Stronger #Colorado #monsoon2021 season, wildfires brew up a perfect storm for devastation — The #FortCollins Coloradoan

Big Thompson Flood, Colorado. Cabin lodged on a private bridge just below Drake, looking upstream. Photo by W. R. Hansen, August 13, 1976. Photo via the USGS.
Big Thompson Flood, Colorado. Cabin lodged on a private bridge just below Drake, looking upstream. Photo by W. R. Hansen, August 13, 1976. Photo via the USGS.

From The Fort Collins Coloradoan (Miles Blumhardt):

For the past month, Coloradans have been inundated with flash flood watches and warnings and a weather event — called a monsoon…

Neither flash floods nor the annual monsoon season have grabbed Colorado headlines the past several years because neither had much impact on the state.

That changed this year.

“This year is more normal of what we would expect from monsoon season compared to the past couple of years,” said Jennifer Stark, a meteorologist who manages the National Weather Service office in Boulder. “We are seeing bigger impacts, and people are really beginning to take notice because it is impacting their ability to recreate and move across the state and affecting homes.”

A series of events that has led to devastation started last year when the state experienced its worst wildfire season in its recorded 145-year history…

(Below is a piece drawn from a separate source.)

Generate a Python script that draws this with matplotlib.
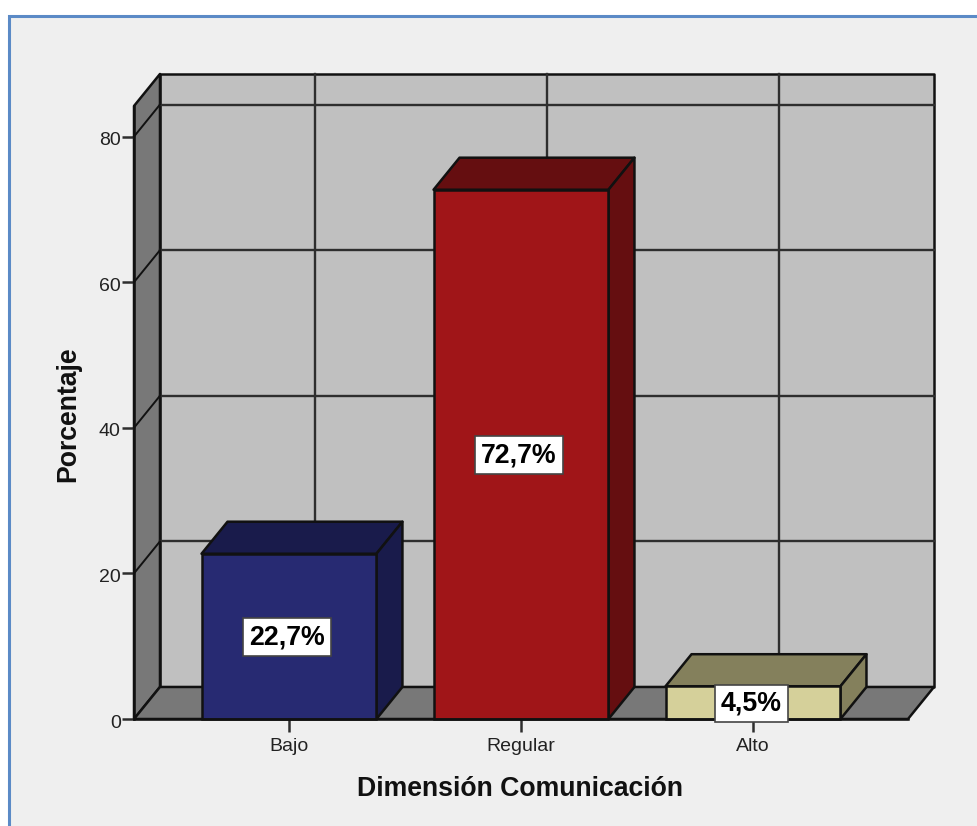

This summer, those burn scars, largely left denuded, have been continually saturated with abundant monsoonal moisture, resulting in large debris slides.

Those slides have continually closed Interstate 70 in Glenwood Canyon, which remains closed Monday due to what the Colorado Department of Transportation has called “extreme damage” to the major transportation corridor. It also resulted in the deaths of three people with a fourth still missing and six residences destroyed in the Poudre Canyon…

The Colorado Climate Center said the monsoon pattern is created by abundant moisture that builds in the atmosphere from the Gulf of Mexico and Pacific Ocean.

A shift in wind pattern results from a high pressure system with clockwise flow over the Rocky Mountains and low pressure near the Gulf of Mexico with a counterclockwise flow that settles over the region and squeezes moisture northward into the atmosphere.

In Colorado, the moisture is more prevalent on the Western Slope but can spill over the Continental Divide, which is happening this year.

This creates persistent afternoon thunderstorms that park over areas that can produce large amounts of rain, sometimes in a short period of time…

When that happens on burn scars, soil that repels water is washed down canyons, gullies and ravines that act as funnels of accumulating water. As it gains momentum, the slide brings with it large boulders and burned trees.

Stark said many of the state’s most devastating floods have taken place during the monsoon season, including the 1976 Big Thompson flood and 1997 Spring Creek flood in Fort Collins, both of which occurred in late July.